Fraud scoring on start
The start response includes a risk_score from 0 to 100 — Bird's signal on the likelihood that the requested verification is fraudulent (number recycling, known fraud rings, velocity anomalies). Recommended: reject sends with risk_score > 80 unless your application has independent signal that overrides it.
const { data, error } = await bird.verifications.start({
to: "+15005550006",
channel: "sms",
});
if (error) throw error;
if (data.risk_score > 80) {
// hand off to step-up review or require an additional signal
}
Check semantics
Exact match required — codes are case-sensitive when the alphabet is alphanumeric, and whitespace is not trimmed. Each check call increments an attempt counter on the verification. Max 5 attempts per verification before lockout; after the fifth wrong attempt the verification transitions to expired and the user must request a new code.

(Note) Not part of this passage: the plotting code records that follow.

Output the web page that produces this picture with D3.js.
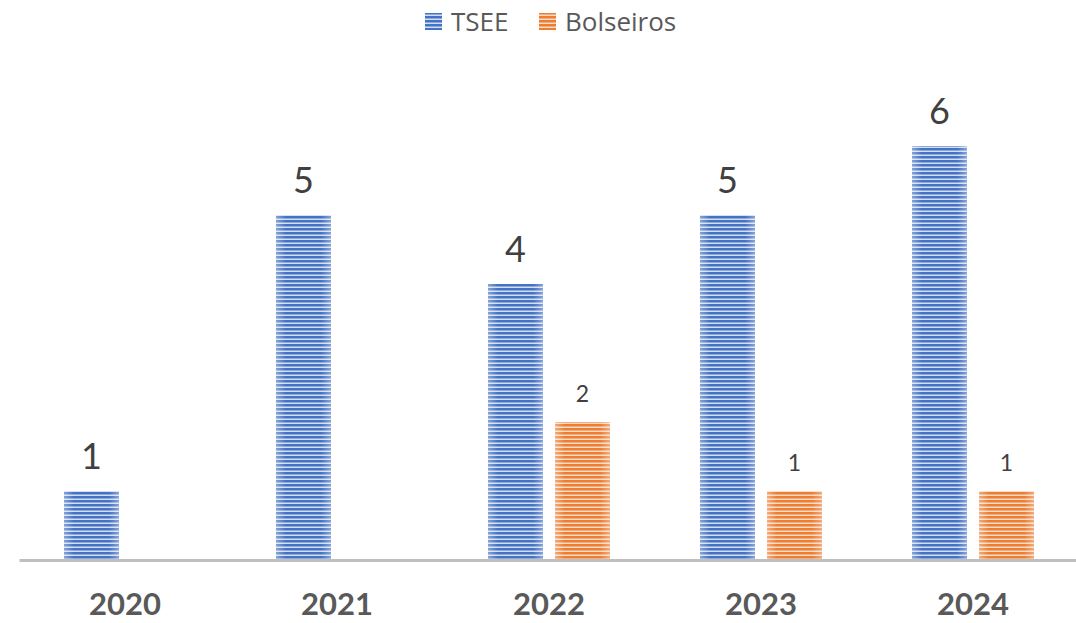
<!DOCTYPE html>
<html lang="pt">
<head>
<meta charset="UTF-8">
<title>TSEE e Bolseiros</title>
<script src="https://d3js.org/d3.v7.min.js"></script>
<style>
  body { margin: 0; background: #fff; }
</style>
</head>
<body>
<script>
// data
var years = ["2020", "2021", "2022", "2023", "2024"];
var seriesNames = ["TSEE", "Bolseiros"];
var tsee = [1, 5, 4, 5, 6];
var bolseiros = [null, null, 2, 1, 1];

var w = 1076, h = 623;
var baseY = 560;

var svg = d3.select("body").append("svg")
    .attr("width", w)
    .attr("height", h)
    .style("font-family", "Lato, 'Open Sans', sans-serif");

var defs = svg.append("defs");
var colors = { TSEE: ["#4472C4", "#D3DEF2"], Bolseiros: ["#ED7D31", "#FADBC6"] };

seriesNames.forEach(function (s) {
    var p = defs.append("pattern")
        .attr("id", "pat-" + s)
        .attr("patternUnits", "userSpaceOnUse")
        .attr("width", 8).attr("height", 4);
    p.append("rect").attr("width", 8).attr("height", 4).attr("fill", colors[s][1]);
    p.append("rect").attr("width", 8).attr("height", 2.5).attr("fill", colors[s][0]);
});

// soft lighter edges on the bars
var grad = defs.append("linearGradient").attr("id", "edge")
    .attr("x1", "0").attr("x2", "1").attr("y1", "0").attr("y2", "0");
grad.append("stop").attr("offset", "0").attr("stop-color", "#fff").attr("stop-opacity", 0.35);
grad.append("stop").attr("offset", "0.18").attr("stop-color", "#fff").attr("stop-opacity", 0);
grad.append("stop").attr("offset", "0.82").attr("stop-color", "#fff").attr("stop-opacity", 0);
grad.append("stop").attr("offset", "1").attr("stop-color", "#fff").attr("stop-opacity", 0.35);

var x = d3.scaleBand()
    .domain(years)
    .range([19, 1079]);

var x1 = d3.scaleBand()
    .domain(seriesNames)
    .range([0, 122])
    .paddingInner(0.18);

var y = d3.scaleLinear()
    .domain([0, 6])
    .range([baseY, baseY - 414]);

var rows = [];
years.forEach(function (yr, i) {
    rows.push({ year: yr, s: "TSEE", v: tsee[i] });
    if (bolseiros[i] != null) rows.push({ year: yr, s: "Bolseiros", v: bolseiros[i] });
});

function bx(d) {
    return x(d.year) + x.bandwidth() / 2 - 61 + x1(d.s);
}

var bars = svg.append("g");
bars.selectAll("rect.bar")
    .data(rows)
    .enter()
    .append("rect")
    .attr("class", "bar")
    .attr("x", bx)
    .attr("y", function (d) { return y(d.v); })
    .attr("width", x1.bandwidth())
    .attr("height", function (d) { return baseY - y(d.v); })
    .attr("fill", function (d) { return "url(#pat-" + d.s + ")"; });

bars.selectAll("rect.edge")
    .data(rows)
    .enter()
    .append("rect")
    .attr("class", "edge")
    .attr("x", bx)
    .attr("y", function (d) { return y(d.v); })
    .attr("width", x1.bandwidth())
    .attr("height", function (d) { return baseY - y(d.v); })
    .attr("fill", "url(#edge)");

// value labels
svg.append("g").selectAll("text")
    .data(rows)
    .enter()
    .append("text")
    .attr("x", function (d) { return bx(d) + x1.bandwidth() / 2; })
    .attr("y", function (d) { return y(d.v) - (d.s == "TSEE" ? 22 : 20); })
    .attr("text-anchor", "middle")
    .attr("fill", "#404040")
    .style("font-size", function (d) { return d.s == "TSEE" ? "36px" : "23px"; })
    .text(function (d) { return d.v; });

// x axis
var xAxis = svg.append("g")
    .attr("transform", "translate(0," + baseY + ")")
    .call(d3.axisBottom(x).tickSize(0).tickPadding(33));
xAxis.select(".domain").attr("stroke", "#BFBFBF").attr("stroke-width", 3);
xAxis.selectAll("text")
    .style("font-family", "Lato, 'Open Sans', sans-serif")
    .style("font-size", "31px")
    .style("font-weight", "bold")
    .attr("fill", "#595959");

// legend
var legendX = [425, 539];
var legend = svg.append("g");
seriesNames.forEach(function (s, i) {
    legend.append("rect")
        .attr("x", legendX[i]).attr("y", 13)
        .attr("width", 17).attr("height", 17)
        .attr("fill", "url(#pat-" + s + ")");
    legend.append("text")
        .attr("x", legendX[i] + 26).attr("y", 31)
        .attr("fill", "#595959")
        .style("font-family", "'Open Sans', sans-serif")
        .style("font-size", "26px")
        .text(s);
});
</script>
</body>
</html>
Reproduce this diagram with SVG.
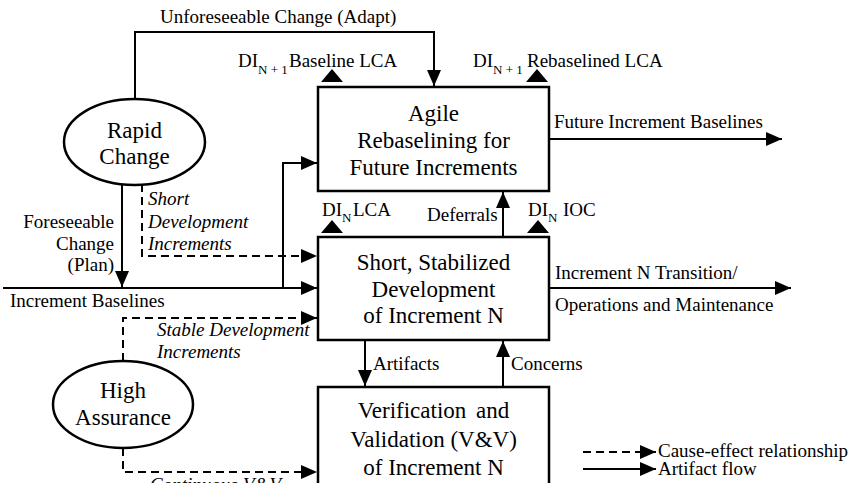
<svg xmlns="http://www.w3.org/2000/svg" width="851" height="483" viewBox="0 0 851 483" font-family="Liberation Serif, serif">
  <style>
    svg, g, text, tspan { font-family: 'Liberation Serif', 'Times New Roman', serif !important; }
    .box { fill: #ffffff; stroke: #000000; stroke-width: 2.5; }
    .oval { fill: #ffffff; stroke: #000000; stroke-width: 2.5; }
    .node { font-size: 23px; text-anchor: middle; fill: #000000; }
    .lbl { font-size: 19px; fill: #000000; }
    .it { font-style: italic; }
    .sub { font-size: 13px; }
    .flow { fill: none; stroke: #000000; stroke-width: 2; marker-end: url(#ah); }
    .cause { fill: none; stroke: #000000; stroke-width: 2; stroke-dasharray: 8 5; marker-end: url(#ah); }
    .tick { fill: #000000; }
  </style>
  <defs>
    <marker id="ah" markerUnits="userSpaceOnUse" viewBox="0 0 16 14" markerWidth="16" markerHeight="14" refX="16" refY="7" orient="auto">
      <path d="M0,0 L16,7 L0,14 z" fill="#000000"/>
    </marker>
  </defs>
  <rect width="851" height="483" fill="#ffffff"/>

  <!-- connectors: solid = artifact flow, dashed = cause-effect -->
  <g id="connectors">
    <path class="flow" d="M135,100 V32 H434 V86"/>
    <path class="flow" d="M122,184 V287"/>
    <path class="flow" d="M3,288 H317"/>
    <path class="flow" d="M283,288 V163 H317"/>
    <path class="flow" d="M550,139 H782"/>
    <path class="flow" d="M550,288 H791"/>
    <path class="flow" d="M503,237 V192"/>
    <path class="flow" d="M365,341 V386"/>
    <path class="flow" d="M503,387 V341"/>
    <path class="cause" d="M142,184 V256 H317"/>
    <path class="cause" d="M123,361 V318 H317"/>
    <path class="cause" d="M123,448 V472 H317"/>
    <!-- milestone markers on box edges -->
    <polygon class="tick" points="321,82 343,82 332,69"/>
    <polygon class="tick" points="526,82 548,82 537,69"/>
    <polygon class="tick" points="321,233 343,233 332,220"/>
    <polygon class="tick" points="527,233 549,233 538,220"/>
  </g>

  <!-- connector labels (19px; subscripts 13px) -->
  <g id="labels">
    <text class="lbl" x="160" y="23" style="font-family:'Liberation Serif',serif !important">Unforeseeable Change (Adapt)</text>
    <text class="lbl" x="238" y="67" style="font-family:'Liberation Serif',serif !important">DI<tspan class="sub" dy="7">N + 1</tspan><tspan x="289" dy="-7">Baseline LCA</tspan></text>
    <text class="lbl" x="473" y="67" style="font-family:'Liberation Serif',serif !important">DI<tspan class="sub" dy="7">N + 1</tspan><tspan x="527" dy="-7">Rebaselined LCA</tspan></text>
    <text class="lbl" x="554" y="128" style="font-family:'Liberation Serif',serif !important">Future Increment Baselines</text>
    <text class="lbl" x="322" y="216" style="font-family:'Liberation Serif',serif !important">DI<tspan class="sub" dy="6">N</tspan><tspan x="353" dy="-6">LCA</tspan></text>
    <text class="lbl" x="528" y="216" style="font-family:'Liberation Serif',serif !important">DI<tspan class="sub" dy="6">N</tspan><tspan x="563" dy="-6">IOC</tspan></text>
    <text class="lbl" x="427" y="221" style="font-family:'Liberation Serif',serif !important">Deferrals</text>
    <text class="lbl" x="114" y="228" text-anchor="end" style="font-family:'Liberation Serif',serif !important">Foreseeable</text>
    <text class="lbl" x="114" y="250" text-anchor="end" style="font-family:'Liberation Serif',serif !important">Change</text>
    <text class="lbl" x="114" y="271" text-anchor="end" style="font-family:'Liberation Serif',serif !important">(Plan)</text>
    <text class="lbl it" x="148" y="205" style="font-family:'Liberation Serif',serif !important">Short</text>
    <text class="lbl it" x="148" y="227.5" style="font-family:'Liberation Serif',serif !important">Development</text>
    <text class="lbl it" x="148" y="250" style="font-family:'Liberation Serif',serif !important">Increments</text>
    <text class="lbl it" x="157" y="336" style="font-family:'Liberation Serif',serif !important">Stable Development</text>
    <text class="lbl it" x="157" y="358" style="font-family:'Liberation Serif',serif !important">Increments</text>
    <text class="lbl it" x="150" y="491" style="font-family:'Liberation Serif',serif !important">Continuous<tspan x="243">V&amp;V</tspan></text>
    <text class="lbl" x="10" y="307" style="font-family:'Liberation Serif',serif !important">Increment Baselines</text>
    <text class="lbl" x="555" y="279" style="font-family:'Liberation Serif',serif !important">Increment N Transition/</text>
    <text class="lbl" x="555" y="311" style="font-family:'Liberation Serif',serif !important">Operations and Maintenance</text>
    <text class="lbl" x="373" y="370" style="font-family:'Liberation Serif',serif !important">Artifacts</text>
    <text class="lbl" x="511" y="370" style="font-family:'Liberation Serif',serif !important">Concerns</text>
  </g>

  <g id="agile-rebaselining">
    <rect class="box" x="318" y="87" width="231" height="104"/>
    <text class="node" x="433.5" y="121" style="font-family:'Liberation Serif',serif !important">Agile</text>
    <text class="node" x="433.5" y="148" style="font-family:'Liberation Serif',serif !important">Rebaselining for</text>
    <text class="node" x="433.5" y="175" style="font-family:'Liberation Serif',serif !important">Future Increments</text>
  </g>

  <g id="short-development">
    <rect class="box" x="318" y="237" width="231" height="103"/>
    <text class="node" x="433.5" y="270" style="font-family:'Liberation Serif',serif !important">Short, Stabilized</text>
    <text class="node" x="433.5" y="297" style="font-family:'Liberation Serif',serif !important">Development</text>
    <text class="node" x="433.5" y="323" style="font-family:'Liberation Serif',serif !important">of Increment N</text>
  </g>

  <g id="verification-validation">
    <rect class="box" x="318" y="387" width="231" height="110"/>
    <text class="node" x="433.5" y="418" word-spacing="4" style="font-family:'Liberation Serif',serif !important">Verification and</text>
    <text class="node" x="433.5" y="447" style="font-family:'Liberation Serif',serif !important">Validation (V&amp;V)</text>
    <text class="node" x="433.5" y="475" style="font-family:'Liberation Serif',serif !important">of Increment N</text>
  </g>

  <g id="rapid-change">
    <ellipse class="oval" cx="134.5" cy="142" rx="70.5" ry="43"/>
    <text class="node" x="134.5" y="138" style="font-family:'Liberation Serif',serif !important">Rapid</text>
    <text class="node" x="134.5" y="164" style="font-family:'Liberation Serif',serif !important">Change</text>
  </g>

  <g id="high-assurance">
    <ellipse class="oval" cx="123" cy="404.5" rx="70" ry="43.5"/>
    <text class="node" x="123" y="398" style="font-family:'Liberation Serif',serif !important">High</text>
    <text class="node" x="123" y="425" style="font-family:'Liberation Serif',serif !important">Assurance</text>
  </g>

  <g id="legend">
    <path class="cause" d="M583,452 H656"/>
    <path class="flow" d="M583,469 H656"/>
    <text class="lbl" x="658" y="457" style="font-family:'Liberation Serif',serif !important">Cause-effect relationship</text>
    <text class="lbl" x="658" y="475" style="font-family:'Liberation Serif',serif !important">Artifact flow</text>
  </g>
</svg>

| Check outcome | state | reason |
|---|---|---|
| Correct code, within TTL, attempts left | verified | — |
| Wrong code, attempts remaining | pending | incorrect_code |
| Wrong code, attempts exhausted | failed | max_attempts |
| Past TTL | failed | expired |
| Already verified | failed | already_verified |
Webhooks
Subscribe via the webhooks API to drive your own auth pipeline off verification lifecycle events.
| Event | Fires when |
|---|---|
verification.created | A verification was started and the code was queued for dispatch. |
verification.delivered | The channel confirmed delivery of the code to the recipient. |
verification.checked | A check call was made (right or wrong — payload carries the outcome). |
verification.expired | The verification expired (TTL elapsed or max attempts hit). |
Common patterns
2FA login flow
Start on login attempt, check on form submit. The verification ID is the only state your client needs to hold between the two HTTP requests.
// On POST /login (after password check):
const { data, error } = await bird.verifications.start({
to: user.phone, // recipient phone or email
channel: "sms",
});
if (error) return res.status(500).end();
// Return data.id to the client, render the 6-digit input form.
// On POST /login/verify:
const result = await bird.verifications.check({
id: req.body.verification_id,
code: req.body.code,
});
if (result.error || result.data.state !== "verified") {
return res.status(401).end();
}
// Issue session.
Magic-link variant
Start with mode: "link" to receive a one-tap email or SMS link instead of a typed code. The link encodes the verification ID and code; landing on your callback URL with both query params is equivalent to a successful check.
const { data, error } = await bird.verifications.start({
to: "delivered@bird.dev",
channel: "email",
mode: "link",
callback_url: "https://yourdomain.com/auth/callback",
});
if (error) throw error;
// Email is sent with a button that links to:
// https://yourdomain.com/auth/callback?id=ver_*&code=...
// Your callback handler posts those back to bird.verifications.check.